Where Pakistani manufacturers are shipping fabrics and garments to the EU sans tariffs, Indian exporters pay a 9.6% export duty for made-ups and garments, and a 6.5-8 percent duty on fabric, which makes Made in India goods more expensive.

“It is a matter of deep concern that India has already lost market share to Pakistan in 19 textile and 18 clothing products (37 products in all) during calendar year 2014 due to the preferential access extended by the European Union to that country under the Generalized System of Preferences plus scheme,” chairman of Cotton Textiles Export Promotion Council (Texprocil) R.K. Dalmia told Business Standard.

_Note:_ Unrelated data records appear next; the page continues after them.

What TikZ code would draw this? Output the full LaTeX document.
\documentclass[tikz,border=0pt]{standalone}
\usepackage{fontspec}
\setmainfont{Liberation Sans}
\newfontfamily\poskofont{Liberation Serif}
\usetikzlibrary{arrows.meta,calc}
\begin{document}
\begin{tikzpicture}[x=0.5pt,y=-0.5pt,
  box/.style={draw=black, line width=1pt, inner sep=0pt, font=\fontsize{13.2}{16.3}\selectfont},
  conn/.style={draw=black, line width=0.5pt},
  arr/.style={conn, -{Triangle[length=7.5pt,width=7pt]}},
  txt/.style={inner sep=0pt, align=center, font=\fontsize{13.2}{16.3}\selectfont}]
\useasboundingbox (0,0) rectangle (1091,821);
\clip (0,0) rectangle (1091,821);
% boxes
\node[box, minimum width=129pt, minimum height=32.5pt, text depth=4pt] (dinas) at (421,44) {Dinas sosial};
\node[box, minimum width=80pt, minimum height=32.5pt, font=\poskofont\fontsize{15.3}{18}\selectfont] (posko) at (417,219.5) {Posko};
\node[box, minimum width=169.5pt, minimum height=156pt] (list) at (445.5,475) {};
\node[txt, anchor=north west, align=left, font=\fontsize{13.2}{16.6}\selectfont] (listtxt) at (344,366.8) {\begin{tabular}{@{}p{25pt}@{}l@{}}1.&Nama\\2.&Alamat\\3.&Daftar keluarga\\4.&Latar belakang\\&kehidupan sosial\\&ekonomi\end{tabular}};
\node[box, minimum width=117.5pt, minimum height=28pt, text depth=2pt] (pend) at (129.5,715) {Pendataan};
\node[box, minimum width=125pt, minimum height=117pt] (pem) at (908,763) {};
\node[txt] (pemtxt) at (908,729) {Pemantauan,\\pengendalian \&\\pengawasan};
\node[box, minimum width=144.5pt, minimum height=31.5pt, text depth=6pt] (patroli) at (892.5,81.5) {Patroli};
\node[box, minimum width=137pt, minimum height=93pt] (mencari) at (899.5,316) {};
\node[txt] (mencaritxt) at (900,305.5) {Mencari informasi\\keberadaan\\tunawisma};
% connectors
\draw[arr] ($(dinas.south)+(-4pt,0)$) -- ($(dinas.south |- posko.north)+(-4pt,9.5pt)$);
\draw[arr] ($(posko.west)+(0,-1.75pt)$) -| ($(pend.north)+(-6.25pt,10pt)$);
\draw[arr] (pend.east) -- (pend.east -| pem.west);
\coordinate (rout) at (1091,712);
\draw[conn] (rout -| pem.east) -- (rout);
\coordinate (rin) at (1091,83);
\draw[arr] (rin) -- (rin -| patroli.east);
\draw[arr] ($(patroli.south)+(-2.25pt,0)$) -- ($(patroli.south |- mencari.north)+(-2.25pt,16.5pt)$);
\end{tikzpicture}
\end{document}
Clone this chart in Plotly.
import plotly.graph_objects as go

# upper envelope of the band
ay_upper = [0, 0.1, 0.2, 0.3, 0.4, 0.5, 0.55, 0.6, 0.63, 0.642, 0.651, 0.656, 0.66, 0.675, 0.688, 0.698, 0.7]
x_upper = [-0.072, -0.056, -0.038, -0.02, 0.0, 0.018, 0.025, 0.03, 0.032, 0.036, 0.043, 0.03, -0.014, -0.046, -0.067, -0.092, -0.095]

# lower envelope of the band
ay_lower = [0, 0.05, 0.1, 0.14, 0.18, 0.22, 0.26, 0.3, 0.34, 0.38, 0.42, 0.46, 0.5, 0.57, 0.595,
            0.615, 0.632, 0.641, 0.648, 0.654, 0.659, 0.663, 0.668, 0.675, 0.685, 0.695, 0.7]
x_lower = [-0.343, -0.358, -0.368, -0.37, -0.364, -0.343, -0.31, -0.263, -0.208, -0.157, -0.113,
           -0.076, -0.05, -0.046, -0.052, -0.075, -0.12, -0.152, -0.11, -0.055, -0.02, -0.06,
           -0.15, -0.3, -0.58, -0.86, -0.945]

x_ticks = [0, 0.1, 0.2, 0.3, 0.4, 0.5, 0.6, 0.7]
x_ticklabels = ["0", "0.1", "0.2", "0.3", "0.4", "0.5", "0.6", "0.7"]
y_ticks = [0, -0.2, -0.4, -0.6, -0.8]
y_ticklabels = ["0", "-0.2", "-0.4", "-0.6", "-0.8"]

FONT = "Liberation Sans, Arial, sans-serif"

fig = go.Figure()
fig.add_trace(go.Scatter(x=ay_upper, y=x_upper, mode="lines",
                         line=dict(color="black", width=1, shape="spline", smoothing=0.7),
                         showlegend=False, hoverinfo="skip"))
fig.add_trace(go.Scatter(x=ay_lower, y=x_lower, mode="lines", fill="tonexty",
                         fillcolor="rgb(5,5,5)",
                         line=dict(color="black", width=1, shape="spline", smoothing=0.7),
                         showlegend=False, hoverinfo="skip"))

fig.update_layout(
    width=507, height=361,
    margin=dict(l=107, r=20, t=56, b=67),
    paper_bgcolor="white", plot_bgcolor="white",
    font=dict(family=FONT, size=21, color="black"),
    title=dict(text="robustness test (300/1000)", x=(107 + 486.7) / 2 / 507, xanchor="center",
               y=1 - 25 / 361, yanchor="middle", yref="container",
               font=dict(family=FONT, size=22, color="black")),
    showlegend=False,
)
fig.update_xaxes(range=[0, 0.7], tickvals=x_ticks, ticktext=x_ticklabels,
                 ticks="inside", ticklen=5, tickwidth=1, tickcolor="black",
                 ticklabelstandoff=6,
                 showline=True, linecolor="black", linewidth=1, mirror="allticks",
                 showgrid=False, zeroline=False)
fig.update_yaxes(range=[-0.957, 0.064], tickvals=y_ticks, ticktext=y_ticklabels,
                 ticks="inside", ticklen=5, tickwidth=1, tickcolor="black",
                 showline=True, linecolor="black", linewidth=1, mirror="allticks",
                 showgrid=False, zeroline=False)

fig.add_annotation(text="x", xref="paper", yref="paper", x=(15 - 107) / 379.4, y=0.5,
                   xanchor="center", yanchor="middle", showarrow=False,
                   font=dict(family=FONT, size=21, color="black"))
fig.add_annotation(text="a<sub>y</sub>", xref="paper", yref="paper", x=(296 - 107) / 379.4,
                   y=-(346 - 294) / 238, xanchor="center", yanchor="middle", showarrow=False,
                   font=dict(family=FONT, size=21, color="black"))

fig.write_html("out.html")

In 2015, the EU took in 2.59 billion euro ($2.92 billion) worth of textiles from India, a 5 percent increase over the previous year, compared to 2.28 billion euro ($2.57 billion) from Pakistan, which was an 11 percent jump from 2014, according to the Textile and Clothing Information Centre (CITH).

The EU imported 5.14 billion euros ($5.79 billion) worth of clothing from India, an 11 percent increase, and 2.28 billion euro ($2.57 billion) in clothing from Pakistan, 25 percent more than the prior year.

If growth continues as it has, it won’t be long before Pakistan gains additional ground on India.

Pakistan has been having its own struggles with trade—its exports have taken a hit in the face of rising import and commodity costs, an imposed Gas Infrastructure Development tax and some of the region’s highest electricity tariffs—so losing additional business to India could do decent damage to the ailing industry.

“If urgent action is not initiated to address the issue then India would lose its market share in many more items,” Dalmia added. His solution? India and the EU need to sign a free trade agreement.

The two countries launched talks on the topic in 2007 but negotiations, according to the European Commission, are “ongoing.” The FTA would be one of the most significant trade agreements, the Commission said, and it would affect the lives of 1.7 billion people.

Talks have been stalled for a time, and seemingly little progress was made on the FTA negotiations at a summit meeting in Brussels in March. In a joint statement at the end of March, India and the EU said, “Both sides have re-engaged in discussions with a view to considering how to further the EU-India Broad-based Trade and Investment Agreement (BTIA) negotiations.”